For which of the following data sets is the mean greater than the median?
GMAT Problem-Solving and Data Analysis : (PS_DA) Questions
For which of the following data sets is the mean greater than the median?
1. INFER the key insight about median location
- Given information: Four datasets, each with exactly 9 values arranged in order
- Key insight: For any dataset with 9 values, the median is always the 5th (middle) value
- Strategy: Find median first (easy), then calculate mean and compare
2. INFER which datasets to prioritize
- Choices A and B look symmetric - these likely have \(\mathrm{mean} = \mathrm{median}\)
- Choice C has small values on left, huge values on right - this looks skewed right
- Choice D has one small value, then larger values - needs calculation
- Focus on C and D as most likely candidates
3. SIMPLIFY the calculations systematically
Choice A: All 5's
- Median: 5 (5th value)
- Mean: Obviously 5 (all values identical)
- Result: \(\mathrm{Mean} = \mathrm{Median}\)
Choice B: Evenly spaced 0 to 80
- Median: 40 (5th value)
- Mean: This is symmetric, so \(\mathrm{mean} = 40\)
- Result: \(\mathrm{Mean} = \mathrm{Median}\)
Choice C: Powers of 2 pattern
- Median: 32 (5th value)
- Mean: \(\frac{2+4+8+16+32+64+128+256+512}{9} = \frac{1022}{9}\) (use calculator) \(\approx 113.56\)
- Result: \(\mathrm{Mean} \gt \mathrm{Median}\) ✓ This could be our answer!
Choice D: Mixed values
- Median: 207 (5th value)
- Mean: \(\frac{7+107+107+207+207+207+307+307+307}{9} = \frac{1763}{9}\) (use calculator) \(\approx 195.89\)
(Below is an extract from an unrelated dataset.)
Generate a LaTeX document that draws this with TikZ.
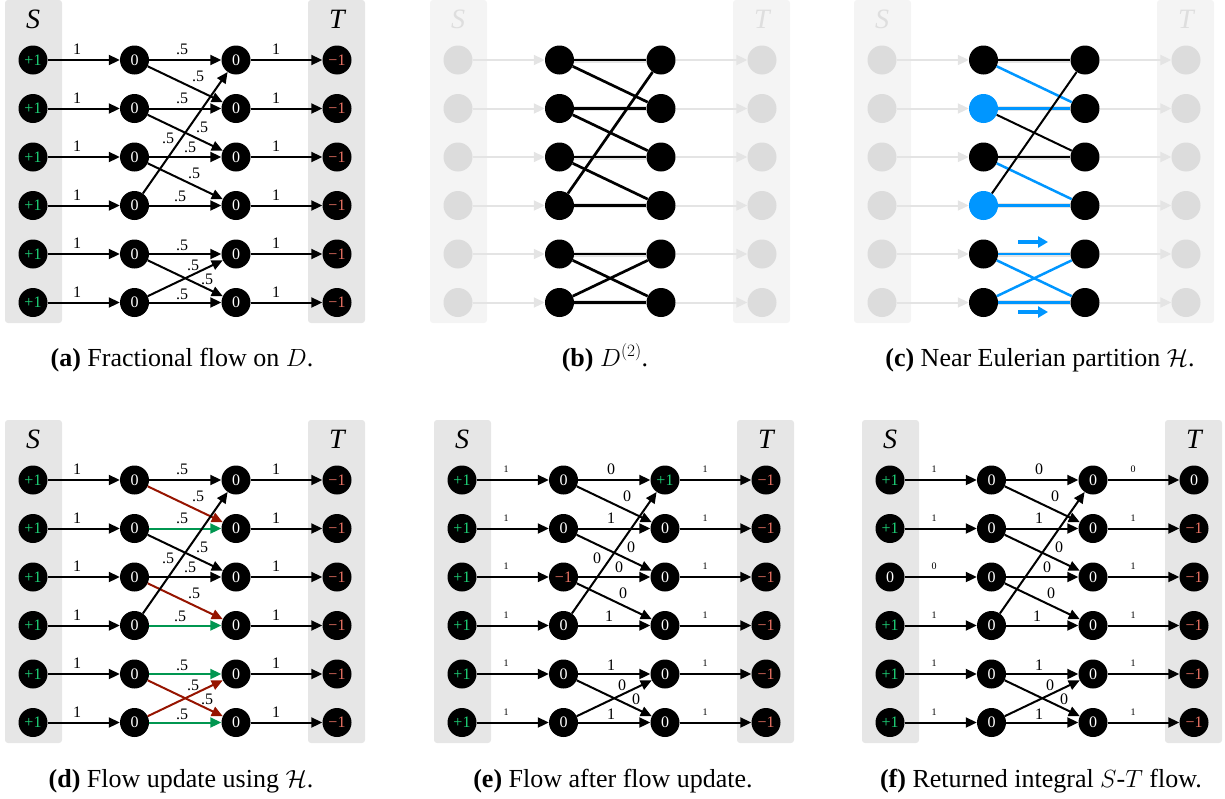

- Result: \(\mathrm{Mean} \lt \mathrm{Median}\)
4. INFER the final comparison
- Only Choice C has \(\mathrm{mean} \gt \mathrm{median}\)
- The extreme right-skewness (large values 128, 256, 512) pulls the mean well above the median
Answer: C
Why Students Usually Falter on This Problem
Most Common Error Path:
Weak INFER skill: Students calculate means and medians correctly but fail to systematically compare them across all choices, often stopping after finding one where \(\mathrm{mean} \neq \mathrm{median}\).
They might calculate Choice A, see \(\mathrm{mean} = \mathrm{median}\), then jump to Choice C, calculate correctly, and immediately select C without verifying that it's the ONLY choice where \(\mathrm{mean} \gt \mathrm{median}\). If they happened to check Choice D first and found \(\mathrm{mean} \lt \mathrm{median}\) there, they might incorrectly eliminate it as 'close enough' or get confused about the direction of the inequality.
This leads to confusion and potentially guessing between multiple choices.
Second Most Common Error:
Inadequate SIMPLIFY execution: Students make arithmetic errors when calculating means, especially for Choices C and D with larger numbers.
For Choice C, they might miscalculate \(\frac{1022}{9}\) or make addition errors with the large values (128, 256, 512). For Choice D, the repeated values (three 207's, three 307's) create opportunities for counting mistakes. These calculation errors lead to wrong mean values and incorrect comparisons.
This may lead them to select Choice D if they miscalculate its mean as greater than 207.
The Bottom Line:
This problem requires both computational accuracy with larger numbers AND systematic comparison across all four choices. Students must resist the urge to stop early and must maintain precision when the numbers get unwieldy.